__DIRECTIONS FOR THIS TASK__. Wherever "Write" appears in a line, copy that line.

Saved data entries:
========================
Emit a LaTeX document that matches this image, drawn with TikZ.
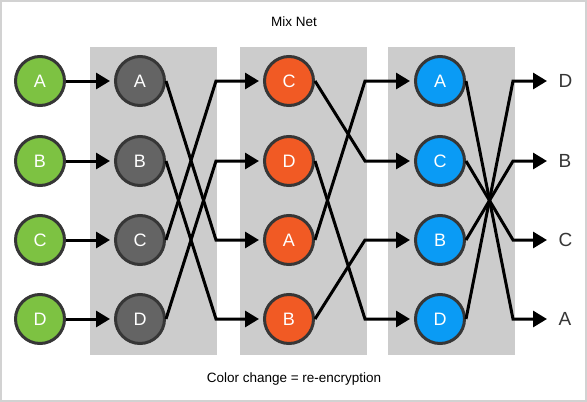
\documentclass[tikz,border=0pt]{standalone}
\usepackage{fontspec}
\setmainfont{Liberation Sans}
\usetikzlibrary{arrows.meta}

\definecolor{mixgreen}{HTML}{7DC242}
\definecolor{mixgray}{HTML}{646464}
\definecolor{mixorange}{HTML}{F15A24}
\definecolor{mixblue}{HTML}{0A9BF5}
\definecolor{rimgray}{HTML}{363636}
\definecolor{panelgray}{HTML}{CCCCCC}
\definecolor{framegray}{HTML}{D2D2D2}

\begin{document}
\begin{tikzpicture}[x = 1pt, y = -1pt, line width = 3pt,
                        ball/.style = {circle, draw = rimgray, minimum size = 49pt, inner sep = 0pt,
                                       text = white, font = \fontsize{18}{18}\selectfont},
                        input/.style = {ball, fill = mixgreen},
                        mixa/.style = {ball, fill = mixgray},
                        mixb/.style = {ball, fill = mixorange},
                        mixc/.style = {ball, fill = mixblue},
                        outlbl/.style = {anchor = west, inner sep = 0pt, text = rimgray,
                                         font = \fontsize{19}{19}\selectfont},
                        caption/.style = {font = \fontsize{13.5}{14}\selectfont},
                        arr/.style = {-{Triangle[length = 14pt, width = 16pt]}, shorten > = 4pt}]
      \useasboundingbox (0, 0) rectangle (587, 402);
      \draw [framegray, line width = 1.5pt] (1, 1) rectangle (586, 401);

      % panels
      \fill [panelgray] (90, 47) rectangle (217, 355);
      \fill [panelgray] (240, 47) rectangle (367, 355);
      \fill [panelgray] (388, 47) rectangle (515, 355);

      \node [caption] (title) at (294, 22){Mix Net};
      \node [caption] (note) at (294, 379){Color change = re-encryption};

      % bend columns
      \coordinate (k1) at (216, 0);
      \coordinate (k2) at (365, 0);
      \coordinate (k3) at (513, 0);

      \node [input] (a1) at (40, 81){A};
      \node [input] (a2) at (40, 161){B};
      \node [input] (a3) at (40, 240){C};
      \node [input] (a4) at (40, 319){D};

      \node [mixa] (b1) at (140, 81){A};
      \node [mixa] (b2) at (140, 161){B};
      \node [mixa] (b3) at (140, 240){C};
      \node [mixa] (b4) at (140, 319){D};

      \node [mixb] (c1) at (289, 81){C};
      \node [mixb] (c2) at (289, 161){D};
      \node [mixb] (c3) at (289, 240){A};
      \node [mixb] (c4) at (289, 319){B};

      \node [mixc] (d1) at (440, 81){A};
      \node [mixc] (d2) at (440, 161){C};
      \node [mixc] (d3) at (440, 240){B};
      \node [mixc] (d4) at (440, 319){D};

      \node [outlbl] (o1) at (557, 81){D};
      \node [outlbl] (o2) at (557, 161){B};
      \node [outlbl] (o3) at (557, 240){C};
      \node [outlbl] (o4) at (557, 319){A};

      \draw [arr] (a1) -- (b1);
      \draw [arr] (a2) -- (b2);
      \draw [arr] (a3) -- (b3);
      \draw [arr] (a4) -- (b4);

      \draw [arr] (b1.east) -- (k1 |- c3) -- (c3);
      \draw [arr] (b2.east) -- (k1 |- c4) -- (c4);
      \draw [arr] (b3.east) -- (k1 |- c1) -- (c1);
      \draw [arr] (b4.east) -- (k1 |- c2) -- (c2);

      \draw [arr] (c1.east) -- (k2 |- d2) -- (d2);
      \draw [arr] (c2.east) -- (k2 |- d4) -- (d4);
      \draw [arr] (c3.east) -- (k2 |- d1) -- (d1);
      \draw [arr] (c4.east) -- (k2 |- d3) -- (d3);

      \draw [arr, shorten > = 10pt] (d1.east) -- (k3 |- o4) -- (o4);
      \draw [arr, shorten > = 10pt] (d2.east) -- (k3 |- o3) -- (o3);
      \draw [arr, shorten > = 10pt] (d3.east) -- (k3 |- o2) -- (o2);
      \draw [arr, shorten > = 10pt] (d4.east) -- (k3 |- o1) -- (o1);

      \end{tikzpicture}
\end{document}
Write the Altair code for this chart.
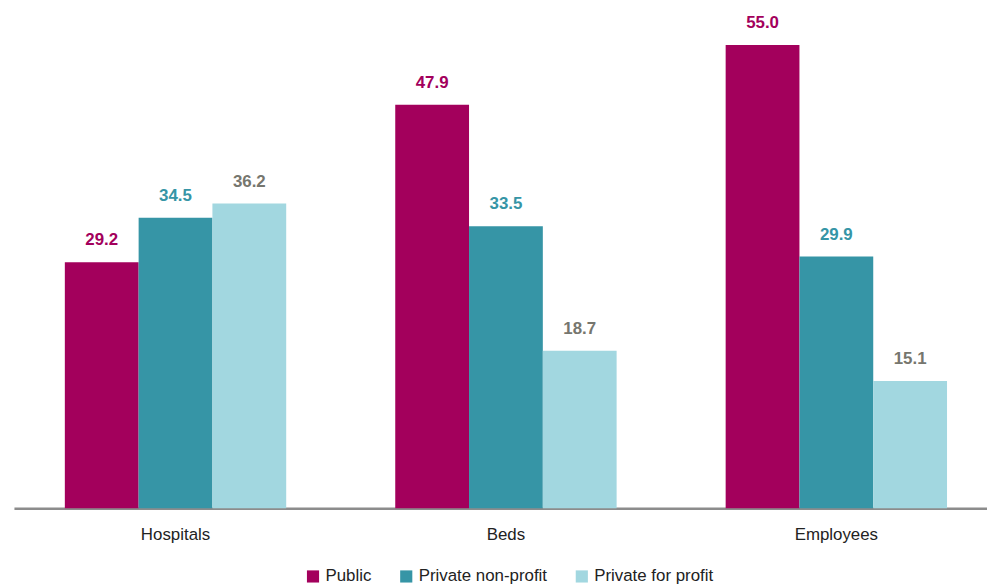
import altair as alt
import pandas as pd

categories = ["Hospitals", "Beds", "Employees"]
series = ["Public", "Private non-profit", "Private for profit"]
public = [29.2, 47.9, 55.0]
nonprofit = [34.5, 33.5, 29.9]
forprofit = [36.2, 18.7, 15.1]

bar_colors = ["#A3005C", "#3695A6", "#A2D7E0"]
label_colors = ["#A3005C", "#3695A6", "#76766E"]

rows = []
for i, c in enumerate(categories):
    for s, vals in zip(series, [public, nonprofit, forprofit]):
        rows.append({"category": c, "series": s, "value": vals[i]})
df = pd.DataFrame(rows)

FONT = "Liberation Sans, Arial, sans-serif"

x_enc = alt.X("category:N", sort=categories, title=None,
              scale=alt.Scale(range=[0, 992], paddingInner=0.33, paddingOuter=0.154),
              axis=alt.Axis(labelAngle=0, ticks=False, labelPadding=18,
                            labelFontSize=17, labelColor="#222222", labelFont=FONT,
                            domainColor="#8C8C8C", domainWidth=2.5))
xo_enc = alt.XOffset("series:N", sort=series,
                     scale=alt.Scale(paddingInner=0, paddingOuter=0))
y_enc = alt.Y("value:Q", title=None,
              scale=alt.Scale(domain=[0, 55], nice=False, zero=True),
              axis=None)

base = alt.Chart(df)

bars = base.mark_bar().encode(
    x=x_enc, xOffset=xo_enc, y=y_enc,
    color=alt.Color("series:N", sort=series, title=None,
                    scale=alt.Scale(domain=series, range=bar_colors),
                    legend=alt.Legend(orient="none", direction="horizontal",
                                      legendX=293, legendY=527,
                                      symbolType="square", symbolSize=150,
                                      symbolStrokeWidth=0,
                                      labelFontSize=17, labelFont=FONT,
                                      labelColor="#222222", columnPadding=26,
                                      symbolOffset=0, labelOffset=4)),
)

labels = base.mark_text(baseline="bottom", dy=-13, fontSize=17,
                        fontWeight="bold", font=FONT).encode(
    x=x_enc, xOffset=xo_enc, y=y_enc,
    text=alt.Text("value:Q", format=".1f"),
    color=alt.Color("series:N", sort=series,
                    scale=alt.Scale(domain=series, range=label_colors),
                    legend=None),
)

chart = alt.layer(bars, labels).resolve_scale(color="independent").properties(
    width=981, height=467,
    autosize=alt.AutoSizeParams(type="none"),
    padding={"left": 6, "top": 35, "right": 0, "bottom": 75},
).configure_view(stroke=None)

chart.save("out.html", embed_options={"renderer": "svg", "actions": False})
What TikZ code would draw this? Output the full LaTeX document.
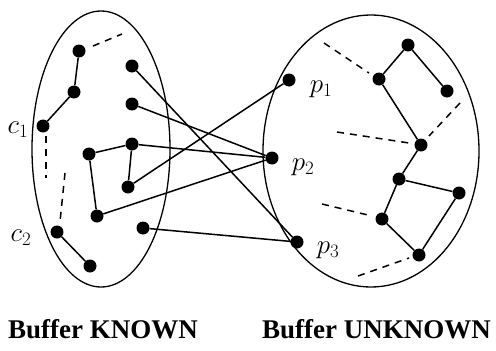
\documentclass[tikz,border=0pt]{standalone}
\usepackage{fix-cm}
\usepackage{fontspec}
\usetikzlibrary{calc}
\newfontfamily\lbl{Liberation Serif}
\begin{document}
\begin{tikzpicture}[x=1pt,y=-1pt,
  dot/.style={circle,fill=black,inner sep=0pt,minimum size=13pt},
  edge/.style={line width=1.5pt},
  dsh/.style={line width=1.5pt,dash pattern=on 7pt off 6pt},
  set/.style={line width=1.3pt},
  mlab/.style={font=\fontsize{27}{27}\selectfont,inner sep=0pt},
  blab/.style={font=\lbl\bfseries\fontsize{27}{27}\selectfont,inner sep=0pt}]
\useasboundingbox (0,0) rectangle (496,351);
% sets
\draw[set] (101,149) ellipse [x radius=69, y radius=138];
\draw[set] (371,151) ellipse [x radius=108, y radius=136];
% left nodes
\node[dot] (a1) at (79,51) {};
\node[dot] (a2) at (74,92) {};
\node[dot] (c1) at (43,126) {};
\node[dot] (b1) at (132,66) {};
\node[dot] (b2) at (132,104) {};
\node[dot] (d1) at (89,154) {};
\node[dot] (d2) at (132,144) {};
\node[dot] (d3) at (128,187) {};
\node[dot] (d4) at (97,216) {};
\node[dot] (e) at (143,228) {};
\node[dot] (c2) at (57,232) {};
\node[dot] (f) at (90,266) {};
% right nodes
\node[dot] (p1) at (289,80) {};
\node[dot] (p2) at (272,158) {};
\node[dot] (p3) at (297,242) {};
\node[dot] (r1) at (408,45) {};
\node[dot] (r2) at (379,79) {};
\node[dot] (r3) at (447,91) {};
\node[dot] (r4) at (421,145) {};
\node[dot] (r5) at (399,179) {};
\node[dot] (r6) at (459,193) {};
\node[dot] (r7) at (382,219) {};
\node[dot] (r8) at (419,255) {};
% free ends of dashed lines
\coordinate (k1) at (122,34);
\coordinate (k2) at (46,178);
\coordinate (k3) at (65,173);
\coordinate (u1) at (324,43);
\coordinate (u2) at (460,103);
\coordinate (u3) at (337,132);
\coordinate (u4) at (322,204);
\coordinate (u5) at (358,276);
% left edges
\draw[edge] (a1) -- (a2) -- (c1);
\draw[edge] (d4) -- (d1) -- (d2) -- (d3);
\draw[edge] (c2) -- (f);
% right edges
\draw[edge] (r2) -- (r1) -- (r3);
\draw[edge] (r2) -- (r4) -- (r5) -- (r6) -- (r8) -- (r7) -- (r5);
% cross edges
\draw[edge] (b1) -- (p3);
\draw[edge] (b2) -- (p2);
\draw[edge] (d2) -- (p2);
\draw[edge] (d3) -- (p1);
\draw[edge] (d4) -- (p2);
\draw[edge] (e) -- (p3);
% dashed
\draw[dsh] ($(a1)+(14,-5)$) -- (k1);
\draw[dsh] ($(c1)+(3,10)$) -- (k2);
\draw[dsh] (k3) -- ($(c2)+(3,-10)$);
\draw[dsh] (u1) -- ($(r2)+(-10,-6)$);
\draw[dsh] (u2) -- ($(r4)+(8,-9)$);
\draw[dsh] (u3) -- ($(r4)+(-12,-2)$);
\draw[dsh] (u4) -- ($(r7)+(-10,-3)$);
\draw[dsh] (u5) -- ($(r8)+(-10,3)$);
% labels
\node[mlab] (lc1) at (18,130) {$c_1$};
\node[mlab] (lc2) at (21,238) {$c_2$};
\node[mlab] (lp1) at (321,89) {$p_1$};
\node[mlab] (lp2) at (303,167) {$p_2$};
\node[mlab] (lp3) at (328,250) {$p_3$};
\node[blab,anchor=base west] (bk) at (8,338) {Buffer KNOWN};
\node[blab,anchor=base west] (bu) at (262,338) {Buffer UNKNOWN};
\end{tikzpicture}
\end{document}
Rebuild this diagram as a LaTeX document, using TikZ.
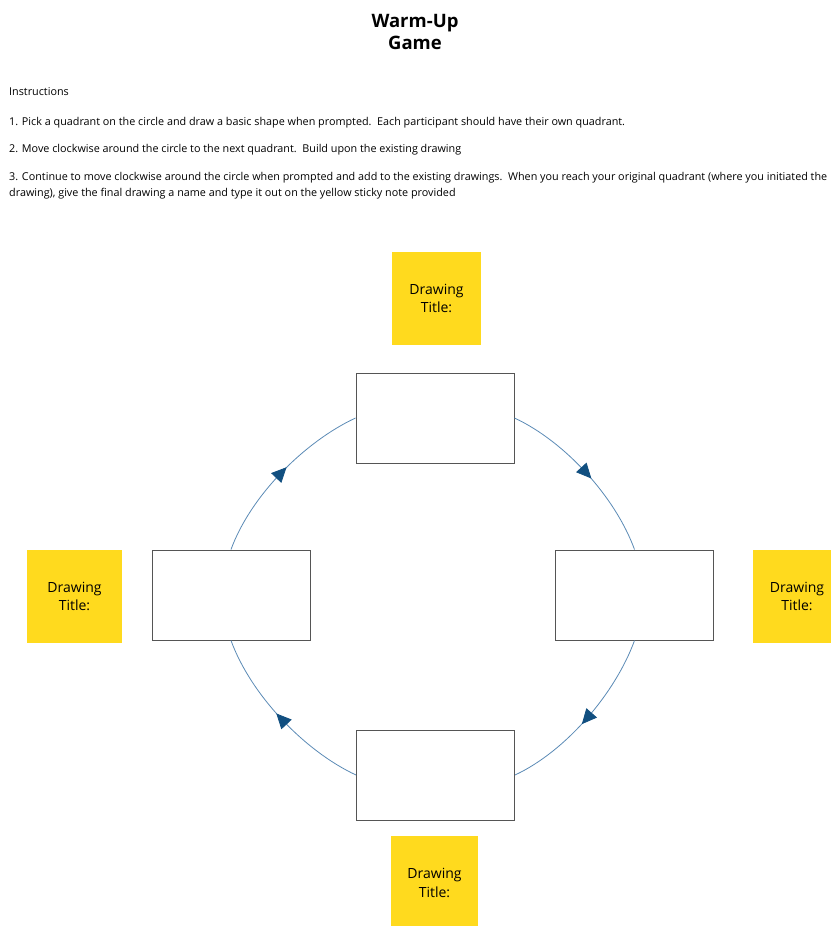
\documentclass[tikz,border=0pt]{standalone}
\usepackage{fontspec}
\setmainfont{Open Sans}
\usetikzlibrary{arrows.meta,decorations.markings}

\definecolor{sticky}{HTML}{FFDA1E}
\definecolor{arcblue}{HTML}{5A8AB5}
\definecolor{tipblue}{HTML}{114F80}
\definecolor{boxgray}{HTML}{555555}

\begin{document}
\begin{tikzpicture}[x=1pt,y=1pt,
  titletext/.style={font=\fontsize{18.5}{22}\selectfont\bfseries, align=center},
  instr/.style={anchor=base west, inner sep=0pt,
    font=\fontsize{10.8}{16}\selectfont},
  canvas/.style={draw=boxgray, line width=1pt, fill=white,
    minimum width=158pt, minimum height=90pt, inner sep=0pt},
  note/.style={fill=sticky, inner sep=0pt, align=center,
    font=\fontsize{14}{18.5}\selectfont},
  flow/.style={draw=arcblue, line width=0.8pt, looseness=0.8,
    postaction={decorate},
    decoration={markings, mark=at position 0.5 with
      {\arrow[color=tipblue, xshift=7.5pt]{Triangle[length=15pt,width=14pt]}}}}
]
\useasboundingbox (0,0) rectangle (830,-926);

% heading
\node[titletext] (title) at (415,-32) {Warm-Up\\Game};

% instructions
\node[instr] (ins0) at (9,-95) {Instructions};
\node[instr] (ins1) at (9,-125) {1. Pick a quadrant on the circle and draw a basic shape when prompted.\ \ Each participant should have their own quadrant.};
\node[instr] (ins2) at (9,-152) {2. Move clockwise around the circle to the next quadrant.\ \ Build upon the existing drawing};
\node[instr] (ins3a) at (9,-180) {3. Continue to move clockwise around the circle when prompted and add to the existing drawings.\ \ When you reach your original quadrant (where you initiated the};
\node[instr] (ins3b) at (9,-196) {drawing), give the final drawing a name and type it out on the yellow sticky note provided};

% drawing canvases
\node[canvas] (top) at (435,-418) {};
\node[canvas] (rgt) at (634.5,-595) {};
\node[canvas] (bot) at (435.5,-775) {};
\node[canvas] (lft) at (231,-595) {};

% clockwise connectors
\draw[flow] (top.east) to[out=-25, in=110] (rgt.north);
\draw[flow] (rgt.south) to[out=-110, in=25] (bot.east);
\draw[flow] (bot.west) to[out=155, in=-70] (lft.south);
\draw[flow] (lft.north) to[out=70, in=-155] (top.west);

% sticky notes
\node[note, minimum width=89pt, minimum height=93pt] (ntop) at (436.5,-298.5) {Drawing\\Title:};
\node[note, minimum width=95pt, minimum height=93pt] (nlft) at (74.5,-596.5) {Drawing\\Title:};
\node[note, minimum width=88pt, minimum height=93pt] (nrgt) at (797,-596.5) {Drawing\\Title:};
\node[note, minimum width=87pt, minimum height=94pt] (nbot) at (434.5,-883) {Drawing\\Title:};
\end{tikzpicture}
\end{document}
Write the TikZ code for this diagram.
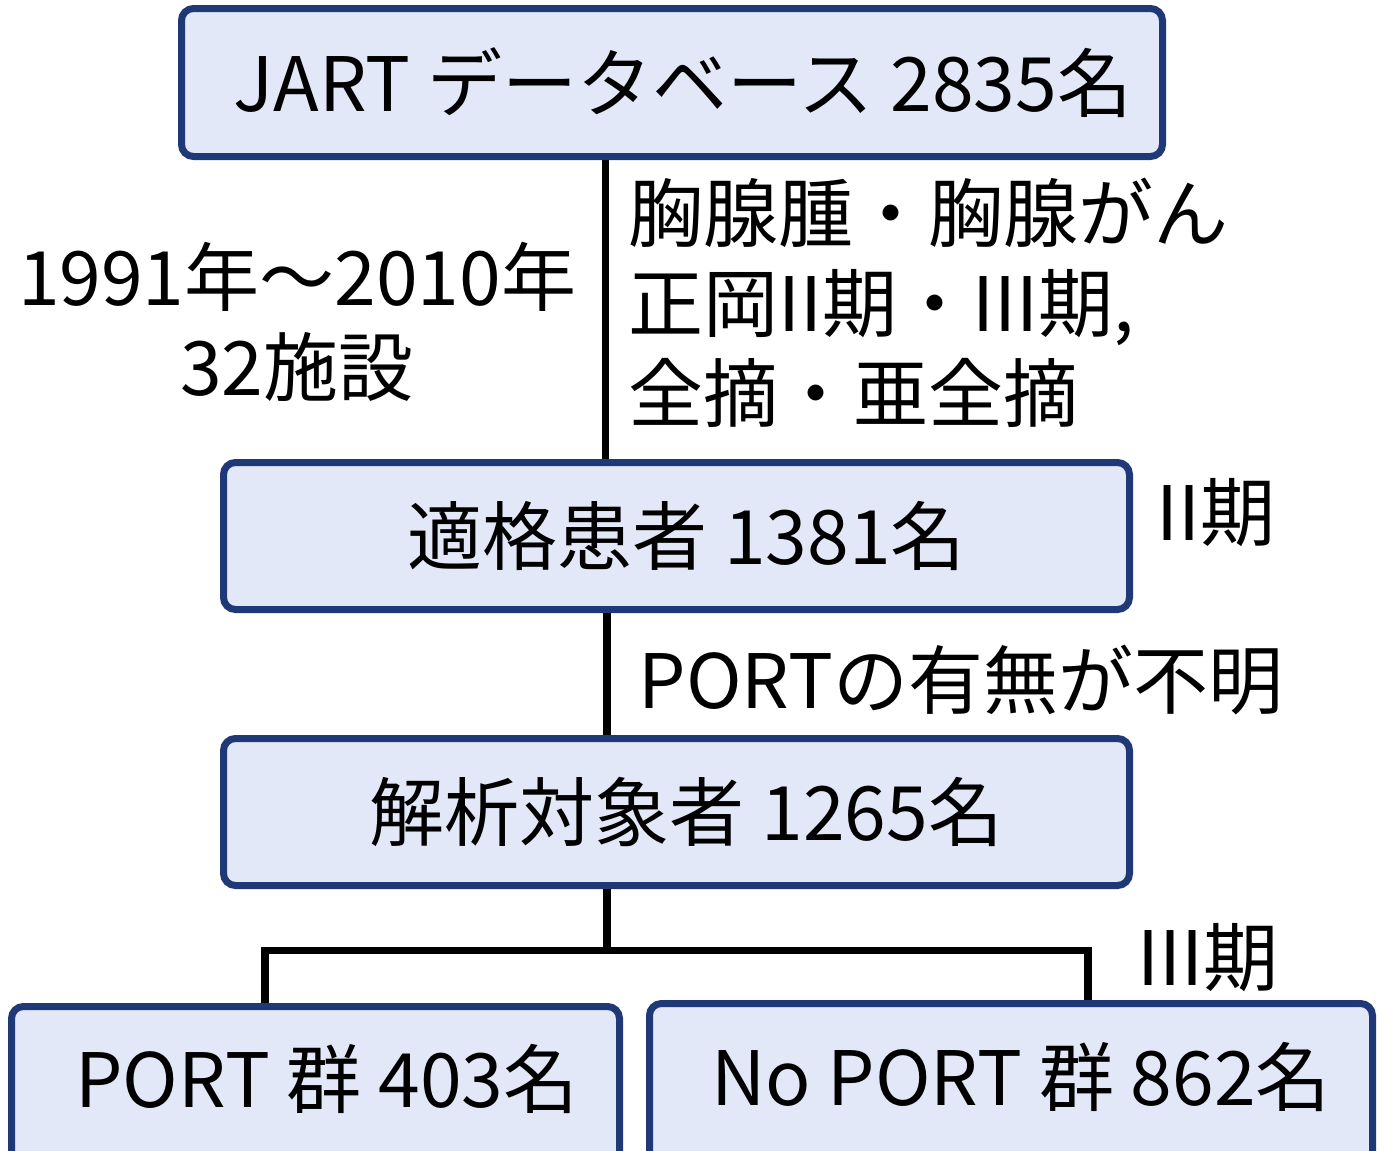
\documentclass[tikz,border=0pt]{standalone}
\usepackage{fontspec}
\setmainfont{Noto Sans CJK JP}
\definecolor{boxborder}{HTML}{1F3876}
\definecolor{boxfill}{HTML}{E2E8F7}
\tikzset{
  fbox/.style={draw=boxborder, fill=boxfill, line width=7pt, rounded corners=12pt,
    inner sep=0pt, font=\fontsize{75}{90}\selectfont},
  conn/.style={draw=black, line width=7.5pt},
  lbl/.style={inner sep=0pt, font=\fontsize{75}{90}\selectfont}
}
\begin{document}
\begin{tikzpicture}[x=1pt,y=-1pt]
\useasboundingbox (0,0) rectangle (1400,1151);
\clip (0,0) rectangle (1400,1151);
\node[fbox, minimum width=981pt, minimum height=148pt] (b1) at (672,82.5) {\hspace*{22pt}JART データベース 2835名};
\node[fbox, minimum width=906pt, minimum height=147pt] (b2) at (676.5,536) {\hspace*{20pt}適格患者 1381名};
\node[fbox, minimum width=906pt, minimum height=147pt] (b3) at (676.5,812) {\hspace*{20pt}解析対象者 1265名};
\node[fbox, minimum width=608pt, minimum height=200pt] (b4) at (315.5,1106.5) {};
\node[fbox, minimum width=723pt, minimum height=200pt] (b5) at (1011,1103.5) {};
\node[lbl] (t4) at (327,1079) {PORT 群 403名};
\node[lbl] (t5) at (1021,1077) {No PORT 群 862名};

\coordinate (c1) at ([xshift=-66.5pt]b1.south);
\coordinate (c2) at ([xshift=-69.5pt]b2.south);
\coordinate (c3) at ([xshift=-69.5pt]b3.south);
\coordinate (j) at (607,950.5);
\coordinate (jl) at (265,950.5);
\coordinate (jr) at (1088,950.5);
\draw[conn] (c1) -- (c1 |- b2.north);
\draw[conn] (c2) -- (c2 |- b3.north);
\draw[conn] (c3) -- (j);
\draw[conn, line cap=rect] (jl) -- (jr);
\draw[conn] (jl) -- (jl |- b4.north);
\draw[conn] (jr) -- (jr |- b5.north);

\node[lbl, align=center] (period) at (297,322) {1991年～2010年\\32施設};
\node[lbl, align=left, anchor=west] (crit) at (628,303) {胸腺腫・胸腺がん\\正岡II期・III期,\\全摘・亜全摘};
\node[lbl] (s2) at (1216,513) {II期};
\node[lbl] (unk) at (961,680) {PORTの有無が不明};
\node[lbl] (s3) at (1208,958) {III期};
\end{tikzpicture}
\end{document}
========================
__FULL RESPONSE__.
Write the Altair code for this chart.
Write the TikZ code for this diagram.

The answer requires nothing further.